The Big Breakfast at Motor, which has the most amazing pancakes I've ever had in my life, paired with two eggs and some crispy slabs of applewood bacon. Experimenting in our kitchen, we still can't figure out how they get the flapjacks to be both crunchy and amazingly fluffy. This is one of those dishes you could probably share with a family of four. A beefy Mary on the side, and I'm in heaven, and don't have to eat for the remainder of the day.

Next up is a large Italian salad and large pepperoni, sausage, mushroom and onion pie from Zaffiro's, in their original location, with a Bud Light chaser. We've made an annual tradition of polishing one of these paper-thin pizzas off the day after Thanksgiving. And it usually lasts us the full year before we get a hankering to stuff ourselves like the T-day bird.

Lastly, I only eat one maybe once every five years, but little is more decadent (and messy) than the Hooliburger at Hooligan's. Who else would think to put BBQ sauce, bacon, mayonnaise AND cheese on top of a poor little (red, fat and juicy) burger? They include some olives, lettuce and tomato to try to mask the fact that your arteries are rapidly closing up with each passing bite. And still I can't bring myself to substitute a salad for fries -- may as well go for the gold.

Andy Tarnoff
Publisher
Café Hollander "Napoleon Dynamite"

The first time, I ordered this breakfast as a dare, but you know what? It's great. A tower of pancakes layered with four slices of smoked apple wood bacon, two fried eggs and white cheddar cheese sauce, then topped with whipped cream and served with maple syrup, it reminds me of Homer Simpson's "good morning burger." Somehow, magically even, all these ingredients work together. It's like a McGriddle on HGH, and for obvious reasons, the breakfast is served without any sides.

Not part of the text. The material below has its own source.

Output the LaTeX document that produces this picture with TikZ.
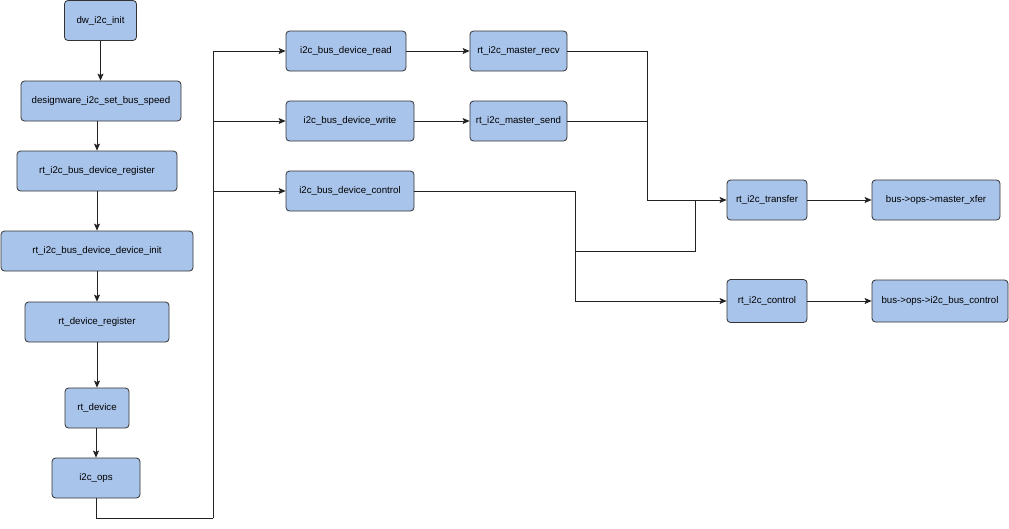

I usually order the syrup on the side, just in case -- like that somehow makes this dish more healthy or something. It doesn't. I don't want to guess how many calories are crammed into this meal, but it's certainly in the four digits, maybe even five. Needless to say, order the Napoleon Dynamite for breakfast, and you'll be stuffed until dinner -- or perhaps breakfast the following day.